§ Supplied material
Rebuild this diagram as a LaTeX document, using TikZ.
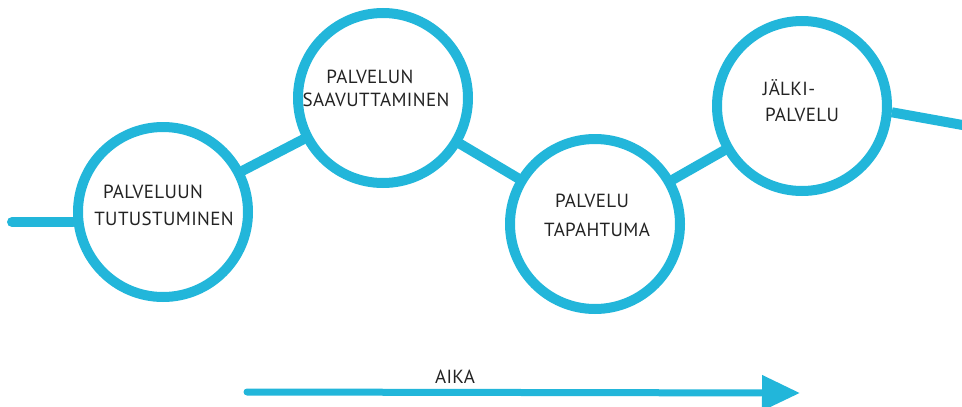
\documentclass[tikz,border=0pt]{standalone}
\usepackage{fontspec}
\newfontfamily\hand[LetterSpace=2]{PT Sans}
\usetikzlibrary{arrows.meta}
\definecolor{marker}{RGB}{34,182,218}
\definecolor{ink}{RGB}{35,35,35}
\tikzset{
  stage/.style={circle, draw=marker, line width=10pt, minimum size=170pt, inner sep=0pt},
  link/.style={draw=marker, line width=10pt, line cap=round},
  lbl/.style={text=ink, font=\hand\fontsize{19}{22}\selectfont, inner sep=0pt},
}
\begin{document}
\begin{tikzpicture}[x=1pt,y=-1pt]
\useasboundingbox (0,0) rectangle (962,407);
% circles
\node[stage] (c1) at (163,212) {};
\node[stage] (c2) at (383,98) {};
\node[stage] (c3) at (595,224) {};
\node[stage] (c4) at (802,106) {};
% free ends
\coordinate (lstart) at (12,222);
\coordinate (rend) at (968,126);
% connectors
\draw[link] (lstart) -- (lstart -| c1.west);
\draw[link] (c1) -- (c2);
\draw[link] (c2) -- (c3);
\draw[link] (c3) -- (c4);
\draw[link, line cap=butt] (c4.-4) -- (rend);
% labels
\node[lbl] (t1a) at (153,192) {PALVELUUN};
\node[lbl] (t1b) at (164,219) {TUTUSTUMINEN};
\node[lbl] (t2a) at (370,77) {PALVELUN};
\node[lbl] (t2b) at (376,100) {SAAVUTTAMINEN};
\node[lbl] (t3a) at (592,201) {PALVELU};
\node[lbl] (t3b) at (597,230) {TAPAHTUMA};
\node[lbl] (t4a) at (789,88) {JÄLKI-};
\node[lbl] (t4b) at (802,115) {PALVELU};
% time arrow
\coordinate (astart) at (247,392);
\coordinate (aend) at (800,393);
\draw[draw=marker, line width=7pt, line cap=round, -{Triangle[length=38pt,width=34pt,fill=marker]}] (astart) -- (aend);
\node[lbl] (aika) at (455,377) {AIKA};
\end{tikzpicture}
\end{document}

* * *

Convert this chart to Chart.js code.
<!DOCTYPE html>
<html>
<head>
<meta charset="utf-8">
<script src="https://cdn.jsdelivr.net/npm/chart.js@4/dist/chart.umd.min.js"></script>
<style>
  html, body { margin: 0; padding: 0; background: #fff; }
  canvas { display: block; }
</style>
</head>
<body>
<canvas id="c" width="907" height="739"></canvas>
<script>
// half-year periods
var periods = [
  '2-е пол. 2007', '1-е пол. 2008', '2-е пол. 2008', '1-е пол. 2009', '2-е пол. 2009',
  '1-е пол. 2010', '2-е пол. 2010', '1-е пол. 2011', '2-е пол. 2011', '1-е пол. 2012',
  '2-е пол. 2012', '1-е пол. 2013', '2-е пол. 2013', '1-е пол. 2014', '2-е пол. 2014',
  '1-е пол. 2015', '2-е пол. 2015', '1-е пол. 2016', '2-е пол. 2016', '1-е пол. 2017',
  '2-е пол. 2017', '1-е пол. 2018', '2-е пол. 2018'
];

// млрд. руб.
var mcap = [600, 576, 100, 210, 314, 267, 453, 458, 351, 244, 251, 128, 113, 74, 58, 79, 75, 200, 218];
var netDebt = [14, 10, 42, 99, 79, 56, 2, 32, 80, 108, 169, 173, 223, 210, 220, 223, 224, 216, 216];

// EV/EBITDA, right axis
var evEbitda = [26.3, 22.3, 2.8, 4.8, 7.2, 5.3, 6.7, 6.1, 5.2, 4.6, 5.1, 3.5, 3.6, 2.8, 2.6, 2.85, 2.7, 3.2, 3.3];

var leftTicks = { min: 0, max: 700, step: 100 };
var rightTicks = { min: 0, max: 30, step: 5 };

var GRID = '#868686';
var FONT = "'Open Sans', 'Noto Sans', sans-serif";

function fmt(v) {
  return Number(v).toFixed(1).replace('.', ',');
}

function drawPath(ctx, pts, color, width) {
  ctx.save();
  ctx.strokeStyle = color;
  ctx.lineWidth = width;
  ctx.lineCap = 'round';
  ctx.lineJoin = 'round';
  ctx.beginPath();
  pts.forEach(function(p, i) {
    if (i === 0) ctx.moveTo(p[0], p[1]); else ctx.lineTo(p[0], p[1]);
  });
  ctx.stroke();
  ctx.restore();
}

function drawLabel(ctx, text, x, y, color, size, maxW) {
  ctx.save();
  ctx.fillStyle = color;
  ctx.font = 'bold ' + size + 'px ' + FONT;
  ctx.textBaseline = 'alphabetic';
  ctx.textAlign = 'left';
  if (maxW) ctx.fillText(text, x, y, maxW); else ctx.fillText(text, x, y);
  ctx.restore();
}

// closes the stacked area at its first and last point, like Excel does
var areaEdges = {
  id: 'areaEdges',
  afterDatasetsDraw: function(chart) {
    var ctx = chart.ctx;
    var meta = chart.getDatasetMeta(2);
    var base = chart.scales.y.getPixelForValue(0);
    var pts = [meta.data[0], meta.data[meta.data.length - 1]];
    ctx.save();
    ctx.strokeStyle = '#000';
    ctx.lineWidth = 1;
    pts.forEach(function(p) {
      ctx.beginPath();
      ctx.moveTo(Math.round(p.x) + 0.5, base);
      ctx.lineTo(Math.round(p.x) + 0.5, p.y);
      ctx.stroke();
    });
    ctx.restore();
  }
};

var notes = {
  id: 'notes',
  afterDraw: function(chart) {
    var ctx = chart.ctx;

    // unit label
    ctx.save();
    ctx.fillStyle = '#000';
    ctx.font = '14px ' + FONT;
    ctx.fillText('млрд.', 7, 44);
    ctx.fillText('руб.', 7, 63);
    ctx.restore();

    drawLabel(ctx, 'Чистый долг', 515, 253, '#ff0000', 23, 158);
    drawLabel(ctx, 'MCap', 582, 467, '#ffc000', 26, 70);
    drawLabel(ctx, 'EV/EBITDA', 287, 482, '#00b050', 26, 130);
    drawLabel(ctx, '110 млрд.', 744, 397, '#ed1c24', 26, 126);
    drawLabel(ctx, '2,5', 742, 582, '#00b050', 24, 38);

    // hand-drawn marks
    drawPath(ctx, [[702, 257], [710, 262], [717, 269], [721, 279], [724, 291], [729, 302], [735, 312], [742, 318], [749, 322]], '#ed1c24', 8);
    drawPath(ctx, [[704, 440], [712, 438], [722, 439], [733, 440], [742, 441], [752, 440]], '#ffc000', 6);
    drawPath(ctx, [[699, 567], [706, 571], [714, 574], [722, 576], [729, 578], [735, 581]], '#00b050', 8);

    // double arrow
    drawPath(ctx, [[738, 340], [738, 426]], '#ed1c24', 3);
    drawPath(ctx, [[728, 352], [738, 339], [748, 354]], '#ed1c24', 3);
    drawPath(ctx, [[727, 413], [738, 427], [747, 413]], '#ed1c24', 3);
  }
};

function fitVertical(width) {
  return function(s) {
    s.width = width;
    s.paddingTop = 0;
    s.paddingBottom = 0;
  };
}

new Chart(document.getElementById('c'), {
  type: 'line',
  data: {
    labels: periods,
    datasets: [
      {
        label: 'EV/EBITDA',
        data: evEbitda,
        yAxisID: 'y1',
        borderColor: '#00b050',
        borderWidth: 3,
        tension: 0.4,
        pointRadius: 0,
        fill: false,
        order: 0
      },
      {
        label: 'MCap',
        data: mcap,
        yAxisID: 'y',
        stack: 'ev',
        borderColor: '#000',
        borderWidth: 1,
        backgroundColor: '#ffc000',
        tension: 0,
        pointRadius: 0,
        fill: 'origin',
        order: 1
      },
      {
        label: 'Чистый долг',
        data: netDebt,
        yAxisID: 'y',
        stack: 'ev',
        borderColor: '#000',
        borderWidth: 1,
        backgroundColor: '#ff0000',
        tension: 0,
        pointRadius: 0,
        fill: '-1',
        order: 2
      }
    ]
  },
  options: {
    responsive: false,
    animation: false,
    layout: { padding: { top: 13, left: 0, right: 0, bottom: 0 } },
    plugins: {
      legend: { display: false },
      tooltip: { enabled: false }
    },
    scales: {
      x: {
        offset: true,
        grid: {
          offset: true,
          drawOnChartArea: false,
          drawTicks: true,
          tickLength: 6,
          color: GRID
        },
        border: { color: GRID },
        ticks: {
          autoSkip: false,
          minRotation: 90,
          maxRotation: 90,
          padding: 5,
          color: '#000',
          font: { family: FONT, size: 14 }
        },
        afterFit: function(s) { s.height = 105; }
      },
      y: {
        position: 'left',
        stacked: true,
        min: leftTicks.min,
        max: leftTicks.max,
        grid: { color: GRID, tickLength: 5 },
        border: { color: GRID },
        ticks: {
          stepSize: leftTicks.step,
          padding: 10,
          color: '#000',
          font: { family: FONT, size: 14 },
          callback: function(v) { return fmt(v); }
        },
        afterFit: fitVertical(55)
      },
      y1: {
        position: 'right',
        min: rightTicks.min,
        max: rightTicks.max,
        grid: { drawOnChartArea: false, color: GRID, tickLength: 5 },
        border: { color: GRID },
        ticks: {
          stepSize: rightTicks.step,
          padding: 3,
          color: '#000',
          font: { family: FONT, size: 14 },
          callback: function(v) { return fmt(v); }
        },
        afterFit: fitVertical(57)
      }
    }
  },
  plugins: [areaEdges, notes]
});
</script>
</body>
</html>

§ Exercise directions
In the records above, locate each line with the word "this". Copy all such lines.

§ Written reply
Rebuild this diagram as a LaTeX document, using TikZ.
Convert this chart to Chart.js code.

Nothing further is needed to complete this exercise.